Re: [PATCH bpf-next 0/2] libbpf: Implement BTF Generator API

Andrii Nakryiko <andrii.nakryiko@xxxxxxxxx> · Tue, 2 Nov 2021 10:12:28 -0700

On Tue, Nov 2, 2021 at 3:59 AM Leonardo Di Donato <leodidonato@xxxxxxxxx> wrote:
>
> On Tue, Nov 2, 2021 at 6:55 AM Andrii Nakryiko
> <andrii.nakryiko@xxxxxxxxx> wrote:
> >
> > No, now that I understand what exactly you are doing, it won't work.
> >
> > But ok, I gave it quite a bit of thought and tried to find a good
> > compromise between completely exposing all the libbpf internals as
> > public APIs (which is a huge price I'm not willing to accept) and
> > actually allowing you to achieve your goal (which I think is worthy to
> > achieve).
> >
> > But first. https://github.com/aquasecurity/btfhub/tree/main/tools is
> > awesome. Great work explaining a lot at exactly the right level of
> > technical details. It would be great if you published it as a
> > dedicated blog post, maybe splitting the more general information from
> > the BTF minimization problem. Both are useful, but it's too long for
> > one article. Great job, really!
> >
> > Now, to the problem at hand. And sorry for a long reply, but there is
> > quite a bit of things to unpack.
> >
> > I see this overall problem as two distinct problems:
> >   1. Knowing which fields and types libbpf is using from kernel BTF.
> > Basically, observe CO-RE logic from outside.

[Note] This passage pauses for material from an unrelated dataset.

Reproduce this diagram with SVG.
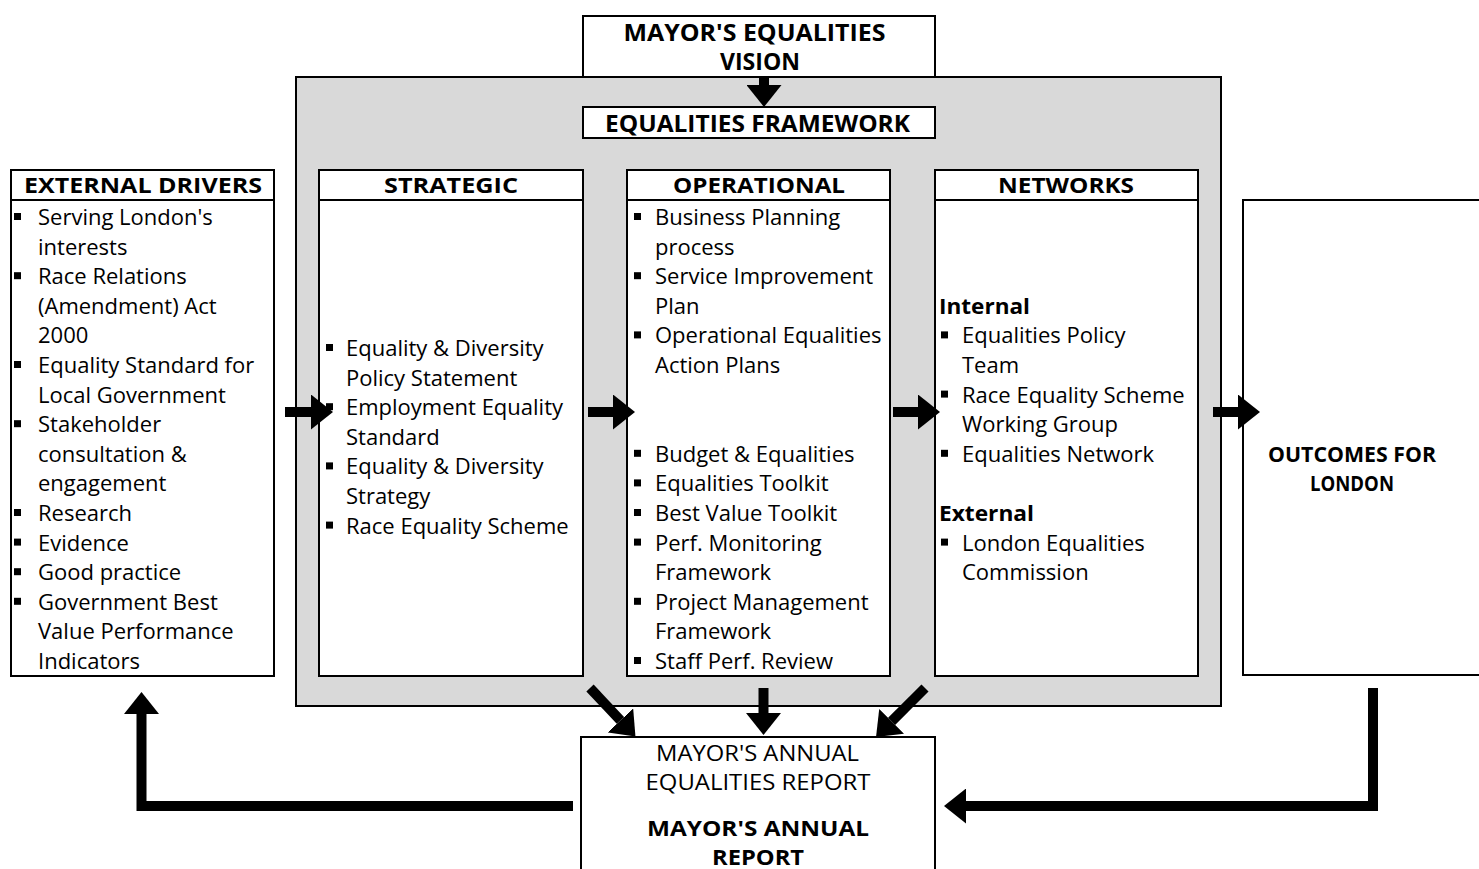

> >   2. Knowing information from #1, minimize BTF.
> >
> > Part #2 absolutely doesn't belong in libbpf. Libbpf exposes enough BTF
> > constructing APIs to implement this in any application, bpftool or
> > otherwise. It's also a relatively straightforward problem: mark used
> > types and fields, create a copy of BTF with only those types and
> > fields.
> >
> > So let's talk about #1, because I agree that it's extremely painful to
> > have to reimplement most of CO-RE logic just for getting the list of
> > types and fields. Here we have two sub-problems (assuming we let
> > libbpf do CO-RE relocation logic for us):
> >   a) perform CO-RE relocations but don't create BPF maps and load BPF
> > programs. Dry-run of sorts.
> >   b) exposing calculated relocation information.
> >
> > First, 1a. The problem right now is that CO-RE relocations (and
> > relocations in general) happen in the same bpf_object__load() phase
> > and it's not possible to do them without creating maps and
> > subsequently loading BPF programs first. This is very suboptimal. I've
> > actually been thinking in the background how to improve that
> > situation, because even with the recent bpf_program__insns() API,
> > added a few days ago, you still have to load the BPF program to be
> > able to clone the BPF program, and so I wanted to solve that for a
> > long while now.
> >
> > So how about we split bpf_object__load() phase into two:
> > bpf_object__prepare() and bpf_object__load(). prepare() will do all
> > the preparations (subprogs, ELF relos, also almost complete BPF map
> > relos, but not quite; I'll get to this), basically everything that
> > load does today short of actually creating maps and progs. load() then
> > will ensure that bpf_object__prepare() was called (i.e., user can do
> > just prepare(), prepare() + load() explicitly, or load() which will
> > call prepare() implicitly).
> >
> > The biggest problem I see right now is what we do about BPF map
> > relocations. I propose to perform map relocations but substitute map's
> > internal index (so that if someone dumps prog instructions after
> > prepare(), it's still meaningful, even if not yet validatable by
> > verifier). After maps are actually created, we can do another quick
> > pass over just RELO_DATA and replace map_idx with map's fd.
> >
> > It feels like we should split load further into two steps: creating
> > and pinning maps (+ finalizing FDs in instructions) and actually
> > loading programs. Again, with the same implicit calling of prepare and
> > map creation steps if the user only calls bpf_object__load(). For ease
> > of use and backwards compatibility.
> >
> > So basically, the most granular set of steps would be:
> >   1. bpf_object__open()
> >   2. bpf_object__prepare() (or bpf_object__relocate(), naming is hard)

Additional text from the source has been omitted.